### PROBLEM:
Extract the lines from the start through the line that holds "import matplotlib.transforms as mtransforms", both included, omitting all images.

------------------------------------------------

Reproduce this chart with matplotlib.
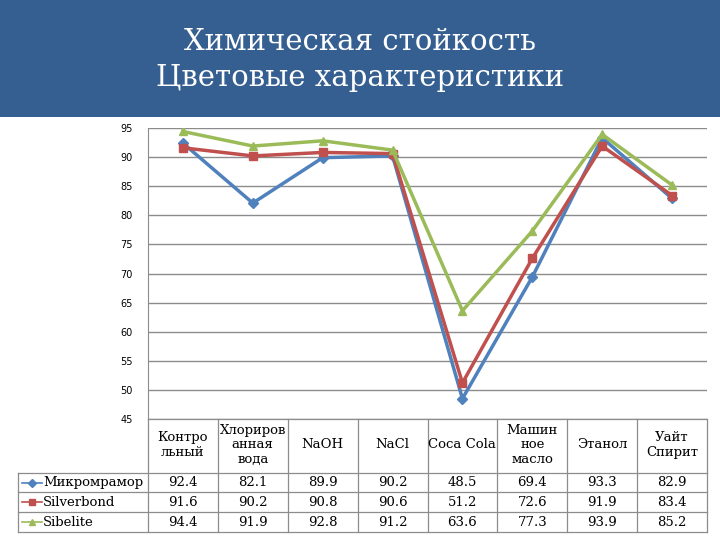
import matplotlib.pyplot as plt
from matplotlib.patches import Rectangle
from matplotlib.lines import Line2D
import matplotlib.transforms as mtransforms

categories = ["Контро\nльный", "Хлориров\nанная\nвода", "NaOH", "NaCl", "Coca Cola",
              "Машин\nное\nмасло", "Этанол", "Уайт\nСпирит"]
series_names = ["Микромрамор", "Silverbond", "Sibelite"]
mikromramor = [92.4, 82.1, 89.9, 90.2, 48.5, 69.4, 93.3, 82.9]
silverbond = [91.6, 90.2, 90.8, 90.6, 51.2, 72.6, 91.9, 83.4]
sibelite = [94.4, 91.9, 92.8, 91.2, 63.6, 77.3, 93.9, 85.2]
yticks = [45, 50, 55, 60, 65, 70, 75, 80, 85, 90, 95]

colors = ["#4F81BD", "#C0504D", "#9BBB59"]
markers = ["D", "s", "^"]
msizes = [5, 6, 6]

W, H = 720, 540
fig = plt.figure(figsize=(7.2, 5.4), dpi=100)
fig.patch.set_facecolor("white")


def fx(px):
    return px / W


def fy(py):
    return 1 - py / H


# title banner
fig.patches.append(Rectangle((0, fy(117)), 1, 117 / H, transform=fig.transFigure,
                             facecolor="#365F91", edgecolor="none", zorder=0))
fig.text(0.5, fy(42), "Химическая стойкость", color="white", fontsize=21,
         family="DejaVu Serif", ha="center", va="center")
fig.text(0.5, fy(78), "Цветовые характеристики", color="white", fontsize=21,
         family="DejaVu Serif", ha="center", va="center")

left, right, top, bottom = 148, 707, 128, 419
ax = fig.add_axes([fx(left), fy(bottom), fx(right - left), (bottom - top) / H])
n = len(categories)
ax.set_xlim(-0.5, n - 0.5)
ax.set_ylim(45, 95)
ax.set_yticks(yticks)
ax.set_yticklabels([str(v) for v in yticks], fontsize=7)
ax.set_xticks([])
ax.tick_params(axis="y", length=0, pad=11)
ax.yaxis.grid(True, color="#8C8C8C", linewidth=1)
ax.set_axisbelow(True)
for s in ["right", "bottom", "top"]:
    ax.spines[s].set_visible(False)
ax.spines["left"].set_color("#8C8C8C")

xs = list(range(n))
all_series = [mikromramor, silverbond, sibelite]
for vals, c, m, ms in zip(all_series, colors, markers, msizes):
    ax.plot(xs, vals, color=c, linewidth=2.5, marker=m, markersize=ms,
            markeredgecolor=c, markerfacecolor=c)

# data table below
trans = mtransforms.blended_transform_factory(ax.transData, fig.transFigure)
line_c = "#8C8C8C"
header_bot = 473
row_lines = [473, 492, 512, 532]
serif = "DejaVu Serif"

for k in range(n + 1):
    x = k - 0.5
    fig.lines.append(Line2D([x, x], [fy(bottom), fy(532)], transform=trans,
                            color=line_c, linewidth=0.9))
fig.lines.append(Line2D([fx(left), fx(right)], [fy(bottom), fy(bottom)],
                        transform=fig.transFigure, color=line_c, linewidth=0.9))
for r in row_lines:
    fig.lines.append(Line2D([fx(18), fx(right)], [fy(r), fy(r)],
                            transform=fig.transFigure, color=line_c, linewidth=0.9))
fig.lines.append(Line2D([fx(18), fx(18)], [fy(473), fy(532)],
                        transform=fig.transFigure, color=line_c, linewidth=0.9))

for i, cat in enumerate(categories):
    fig.text(i, fy(445), cat, transform=trans,
             ha="center", va="center", fontsize=9.5, family=serif, linespacing=1.15)

for r, (name, vals, c, m) in enumerate(zip(series_names, all_series, colors, markers)):
    yc = fy((row_lines[r] + row_lines[r + 1]) / 2)
    fig.lines.append(Line2D([fx(22), fx(42)], [yc, yc], transform=fig.transFigure,
                            color=c, linewidth=1.2))
    fig.lines.append(Line2D([fx(32)], [yc], transform=fig.transFigure, color=c,
                            marker=m, markersize=4, markeredgecolor=c))
    fig.text(fx(43), yc, name, ha="left", va="center", fontsize=9.5, family=serif)
    for i, v in enumerate(vals):
        fig.text(i, yc, f"{v:.1f}", transform=trans, ha="center", va="center",
                 fontsize=9.5, family=serif)

fig.savefig("out.png", dpi=100)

------------------------------------------------

### FINISHED EXERCISE:
Reproduce this chart with matplotlib.
import matplotlib.pyplot as plt
from matplotlib.patches import Rectangle
from matplotlib.lines import Line2D
import matplotlib.transforms as mtransforms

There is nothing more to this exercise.